Paul is rumored to be a likely candidate for a government post.
Among other issues is what becomes of the armed rebels. Some entered parts
of the capital and worked with national police in the initial
hours after Aristide's departure to secure sections of city from armed
pro-Aristide gangs. Marines took up positions at the presidential
palace Monday as rebel leader Guy Philippe, who had said he would enter
the presidential palace, instead established a presence across
the plaza in police headquarters.
It is also unclear whether a political opposition that has never mustered
much popular support can become a voice for more than the small
entrepreneurial class. And to whom will Haiti's masses of poor turn, now
that their leader has fled?
Representatives of Haiti's civil society say the international role will
be crucial in rebuilding, and that Haiti offers a key lesson: focus on
institutions, not individuals.
In 1994, the Americans "based their whole relationship with Haiti on one
man ... but when [Aristide] went bad, it doomed the effort," says
Andre Apaid, head of the Group of 184, a leading opposition group. "This
time the international community needs to work with a broader
base of Haitian society."
Nation-building remains a tough sell to Americans, who tend to focus on
exit strategy. But willingness to stay is key to success, experts
say. "With countries that have reached the level of disintegration of Haiti,
you have to be prepared to stay for a long time," says Marina
Ottaway, an analyst at the Carnegie Endowment for International Peace in
Washington. "With Haiti, we really went in thinking before
everything else about how fast we could get out."
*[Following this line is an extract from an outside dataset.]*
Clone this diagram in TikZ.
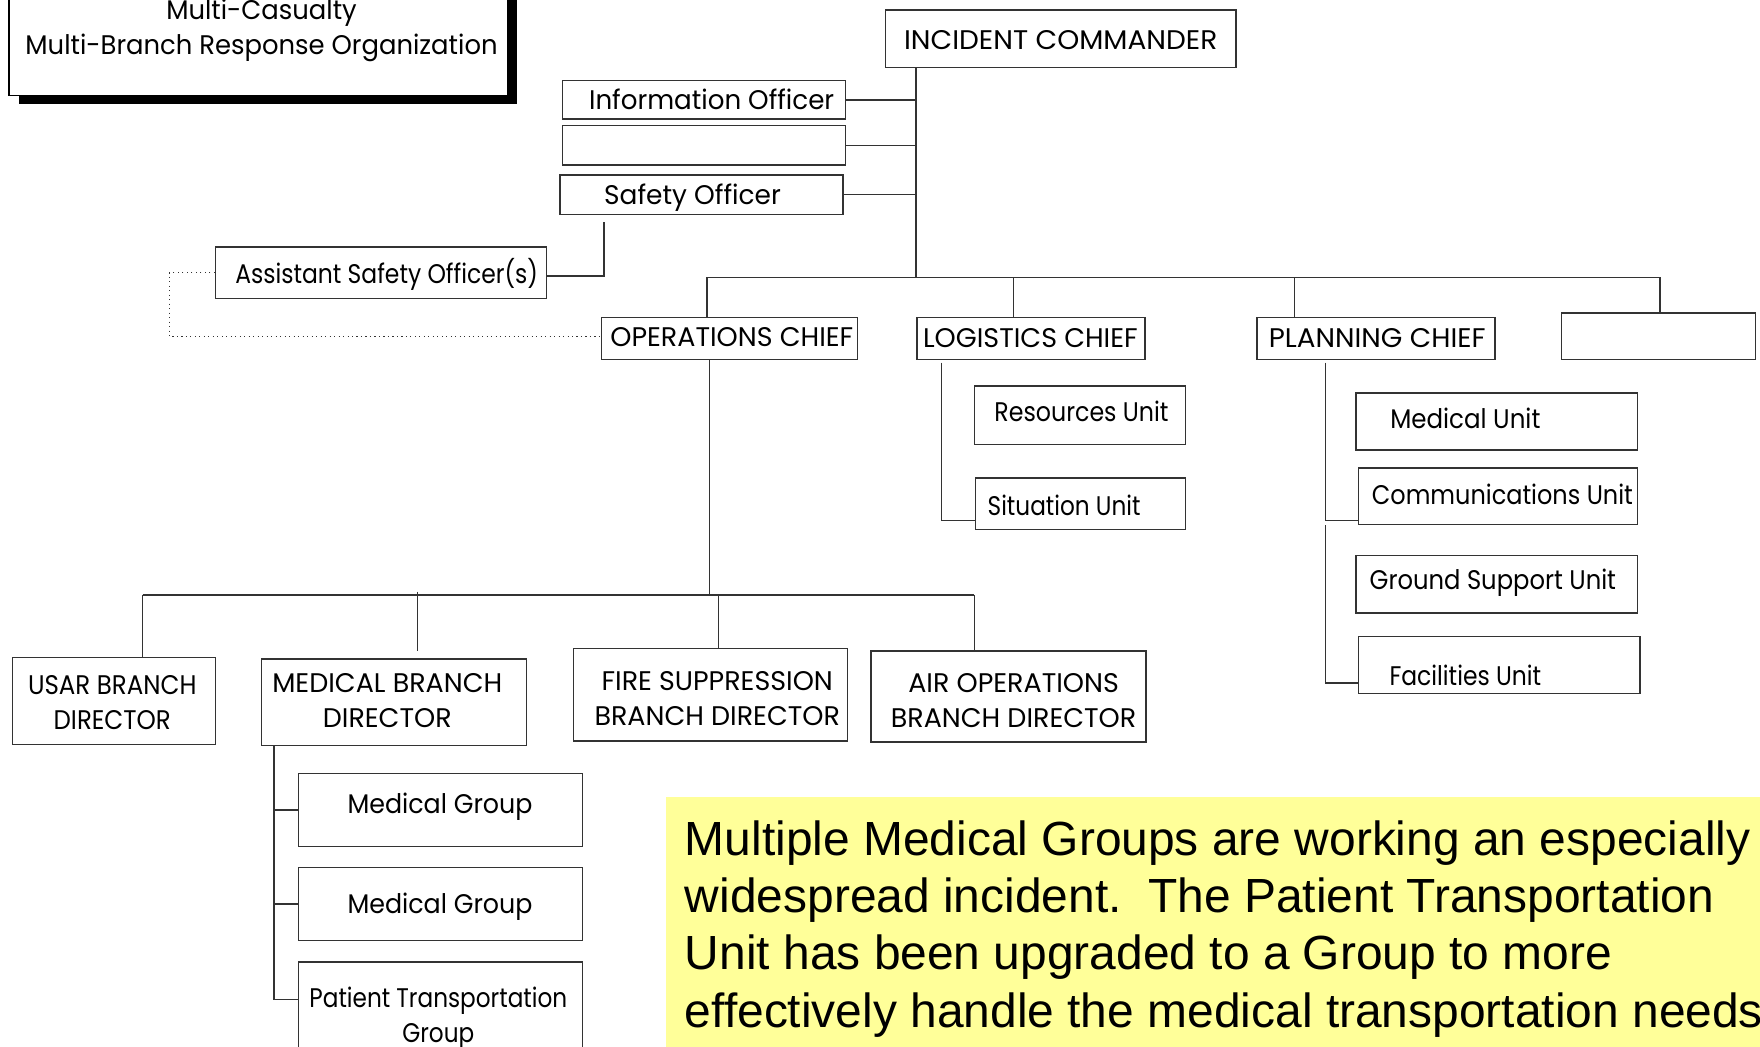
\documentclass[tikz,border=0pt]{standalone}
\usepackage{fontspec}
\usepackage{graphicx}
\usetikzlibrary{calc}
\newfontfamily\chartfont{Poppins}
\newfontfamily\notefont{Liberation Sans}
\definecolor{ln}{HTML}{333333}
\definecolor{noteyellow}{HTML}{FFFF99}
\newcommand\orgbox[5]{\node[box,minimum width={(#4-#2)*1pt},minimum height={(#5-#3)*1pt}] (#1) at ({(#2+#4)/2},{(#3+#5)/2}) {};}
\newcommand\hs[2]{\scalebox{#1}[1]{#2}}
\newcommand\twoline[3]{\scalebox{#1}[1]{\begin{tabular}{@{}c@{}}#2\\#3\end{tabular}}}
\begin{document}
\begin{tikzpicture}[x=1pt,y=-1pt,
  box/.style={draw=ln, line width=1.2pt, fill=white, inner sep=0pt},
  txt/.style={font=\chartfont\fontsize{24}{31}\selectfont, inner sep=0pt, text height=17pt, text depth=0pt},
  txttwo/.style={font=\chartfont\fontsize{24}{31}\selectfont, inner sep=0pt},
  wire/.style={draw=ln, line width=1.2pt},
  dotwire/.style={draw=ln, line width=1pt, dash pattern=on 1pt off 3pt}]
\useasboundingbox (0,0) rectangle (1568,932);
\clip (0,0) rectangle (1568,932);
\fill[white] (0,0) rectangle (1568,932);
% title
\fill[black] (17,-20) rectangle (461,93);
\node[box,draw=black,minimum width=444pt,minimum height=105pt] (title) at (230,32.5) {};
\node[txt] (title1) at (233,9) {\hs{0.96}{Multi-Casualty}};
\node[txt] (title2) at (233,40) {\hs{0.96}{Multi-Branch Response Organization}};
% command staff
\orgbox{ic}{789}{9}{1101}{60}
\node[txt] (t-ic) at (945,36) {\hs{1.04}{INCIDENT COMMANDER}};
\orgbox{info}{501}{72}{753}{106}
\node[txt] (t-info) at (634,89) {\hs{0.97}{Information Officer}};
\orgbox{blankA}{501}{112}{753}{147}
\orgbox{safety}{499}{156}{751}{191}
\node[txt] (t-safety) at (617,174) {\hs{0.98}{Safety Officer}};
\orgbox{asst}{192}{220}{487}{266}
\node[txt] (t-asst) at (344.5,244) {\hs{0.87}{Assistant Safety Officer(s)}};
% general staff
\orgbox{ops}{536}{283}{764}{320}
\node[txt] (t-ops) at (652,300) {OPERATIONS CHIEF};
\orgbox{log}{817}{283}{1020}{320}
\node[txt] (t-log) at (918,301) {LOGISTICS CHIEF};
\orgbox{plan}{1120}{283}{1332}{320}
\node[txt] (t-plan) at (1227,301) {\hs{1.03}{PLANNING CHIEF}};
\orgbox{blankB}{1391}{279}{1564}{320}
% logistics units
\orgbox{res}{868}{344}{1056}{396}
\node[txt] (t-res) at (963.5,367) {\hs{0.88}{Resources Unit}};
\orgbox{sit}{869}{426}{1056}{472}
\node[txt] (t-sit) at (948,451) {\hs{0.86}{Situation Unit}};
% planning units
\orgbox{medu}{1208}{350}{1459}{401}
\node[txt] (t-medu) at (1305.5,373) {\hs{0.91}{Medical Unit}};
\orgbox{comm}{1210}{417}{1459}{467}
\node[txt] (t-comm) at (1338.5,441) {\hs{0.89}{Communications Unit}};
\orgbox{gsu}{1208}{495}{1459}{546}
\node[txt] (t-gsu) at (1330,517) {\hs{0.9}{Ground Support Unit}};
\orgbox{fac}{1210}{567}{1461}{618}
\node[txt] (t-fac) at (1305.5,602) {\hs{0.87}{Facilities Unit}};
% branches
\orgbox{usar}{11}{586}{192}{663}
\node[txttwo] (t-usar) at (100,628) {\twoline{0.91}{USAR BRANCH}{DIRECTOR}};
\orgbox{mbd}{233}{587}{469}{664}
\node[txttwo] (t-mbd) at (345,626.5) {\twoline{1}{MEDICAL BRANCH}{DIRECTOR}};
\orgbox{fire}{511}{578}{755}{660}
\node[txttwo] (t-fire) at (639,624.5) {\twoline{1}{FIRE SUPPRESSION}{BRANCH DIRECTOR}};
\orgbox{air}{776}{580}{1021}{661}
\node[txttwo] (t-air) at (903,626.5) {\twoline{1}{AIR OPERATIONS}{BRANCH DIRECTOR}};
% medical groups
\orgbox{mg1}{266}{689}{519}{754}
\node[txt] (t-mg1) at (392,716) {\hs{0.94}{Medical Group}};
\orgbox{mg2}{266}{773}{519}{838}
\node[txt] (t-mg2) at (392,805) {\hs{0.94}{Medical Group}};
\orgbox{ptg}{266}{857}{519}{945}
\node[txttwo] (t-ptg) at (390.5,907) {\twoline{0.86}{Patient Transportation}{Group}};
% note
\node[fill=noteyellow,inner sep=0pt,minimum width=990pt,minimum height=240pt,anchor=north west] (note) at (593,710) {};
\node[font=\notefont\fontsize{42.7}{51}\selectfont,align=left,inner sep=0pt,anchor=north west] (notetext) at (610,731)
  {Multiple Medical Groups are working an especially\\widespread incident.\ \ The Patient Transportation\\Unit has been upgraded to a Group to more\\effectively handle the medical transportation needs};
% connectors: command
\coordinate (icBus) at (816,247);
\draw[wire] (icBus |- ic.south) -- (icBus);
\draw[wire] (info.east) -- (info.east -| icBus);
\draw[wire] (blankA.east) -- (blankA.east -| icBus);
\draw[wire] (safety.east) -- (safety.east -| icBus);
\coordinate (sfDrop) at (538,198);
\draw[wire] (sfDrop) |- ($(asst.east)+(0,3)$);
\coordinate (dotCorner) at (151,300);
\draw[dotwire] (asst.west) -| (dotCorner) -- (dotCorner -| ops.west);
% general staff bus
\coordinate (busL) at (630,247);
\coordinate (busR) at (1479,247);
\coordinate (busLog) at (903,247);
\coordinate (busPlan) at (1153,247);
\draw[wire] (busL) -- (busR);
\draw[wire] (busL) -- (busL |- ops.north);
\draw[wire] (busLog) -- (busLog |- log.north);
\draw[wire] (busPlan) -- (busPlan |- plan.north);
\draw[wire] (busR) -- (busR |- blankB.north);
% logistics
\coordinate (logTop) at (839,323);
\draw[wire] (logTop) |- ($(sit.south west)+(0,-9)$);
\draw[wire] ($(res.west)+(0,9)$) -- ($(res.west)+(0,9)$ -| logTop);
% planning
\coordinate (planTop) at (1181,323);
\coordinate (planMid) at (1181,468);
\draw[wire] (planTop) |- ($(comm.south west)+(0,-4)$);
\draw[wire] ($(medu.west)+(0,3)$) -- ($(medu.west)+(0,3)$ -| planTop);
\draw[wire] (planMid) |- ($(fac.south west)+(0,-10)$);
\draw[wire] ($(gsu.west)+(0,3)$) -- ($(gsu.west)+(0,3)$ -| planMid);
% operations
\coordinate (opsDrop) at (632,530);
\draw[wire] (opsDrop |- ops.south) -- (opsDrop);
\coordinate (obL) at (127,530);
\coordinate (obR) at (868,530);
\draw[wire] (obL) -- (obR);
\draw[wire] (obL) -- (obL |- usar.north);
\coordinate (obMed) at (372,527);
\coordinate (mbdIn) at (372,580);
\draw[wire] (obMed) -- (mbdIn);
\coordinate (obFire) at (640,530);
\draw[wire] (obFire) -- (obFire |- fire.north);
\draw[wire] (obR) -- (obR |- air.north);
% medical branch
\coordinate (mbTop) at (244,664);
\draw[wire] (mbTop) |- ($(ptg.north west)+(0,34)$);
\draw[wire] (mg1.west) -- (mg1.west -| mbTop);
\draw[wire] (mg2.west) -- (mg2.west -| mbTop);
\end{tikzpicture}
\end{document}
Under pressure from a skeptical Congress, the Clinton administration agreed
to an exit strategy for Haiti that would curtail much of the US
presence within two years. After elections in 2000 that many condemned
as fraudulent, the US rallied the European Union and international
financial institutions to cut off most assistance.
"The Clinton administration - whose nation-building competence was largely
discredited as a result of Somalia - had to proceed cautiously,"
says James Dobbins, who was Clinton's envoy to Haiti for two years after
1994 and worked on Afghanistan under the Bush administration.
"The fears they had to answer then were of mission creep, so they agreed
to an exit strategy - but that was not compatible with getting the
job done."
Mr. Dobbins, who is now director of international security affairs at the
RAND Corp., says putting a failed state back on its feet requires
three investments from the international community: people, money, and
time. The last Haiti effort was shortchanged on money and time,
he says, while the one shortfall in the Iraq reconstruction project may
be in manpower.
"We're putting into Iraq in the first year 100 times more monetary assistance
than our whole effort in Haiti," Dobbins says. "You can argue
that Iraq is a larger and a more important project, but not 100 times more
important."
The issue of "importance" of a particular country leads to the question
of why undertake nation-building projects at all. With Iraq and
Afghanistan the threats of terrorism and weapons of mass destruction have
been cited.
But what of little Haiti? The Caribbean country has emerged as a growing
link in the hemisphere's drug trade as law enforcement has
collapsed and fallen to corruption. Threats of a mass exodus of Haitians
to US shores have also been cited. The functioning democratic
institutions a successful nation-building program would help create are
remedies to both problems, experts say.
Citing development of the national police as a "relative success story"
of the Clinton program, Dobbins says that "withered on the vine" after
aid was cut off. Critics say Aristide had made much of the police his personal
domain by then anyway.
But domestic politics offers another explanation for the US focus - and
failure - in Haiti. Dobbins notes that of all US nation-building efforts,
"Haiti has been the most partisanly controversial."
Republicans, always disdainful of Aristide's leftist rhetoric, have lent
moral and financial support to the opposition. On the other hand, the
Congressional Black Caucus emphasized Aristide's status of a democratically
elected leader and labeled US abandonment of Aristide as
"racist."
Pierre Robert Auguste, president of an association of entrepreneurs in
Haiti that is part of the Group of 184, disagrees that US Republicans
were involved in undermining Aristide. "Yes, they held seminars about building
civil society, but that's the kind of thing we need," he says.
Others say the fact that US experience in Haiti is so recent should help
in avoiding past mistakes. "We have a memory that cautions in
favor of building up institutions and not a man," says Mischa Gaillard,
a prominent opposition member. "It's our job to do, but for the
international community to help they need partners in Haiti to work with."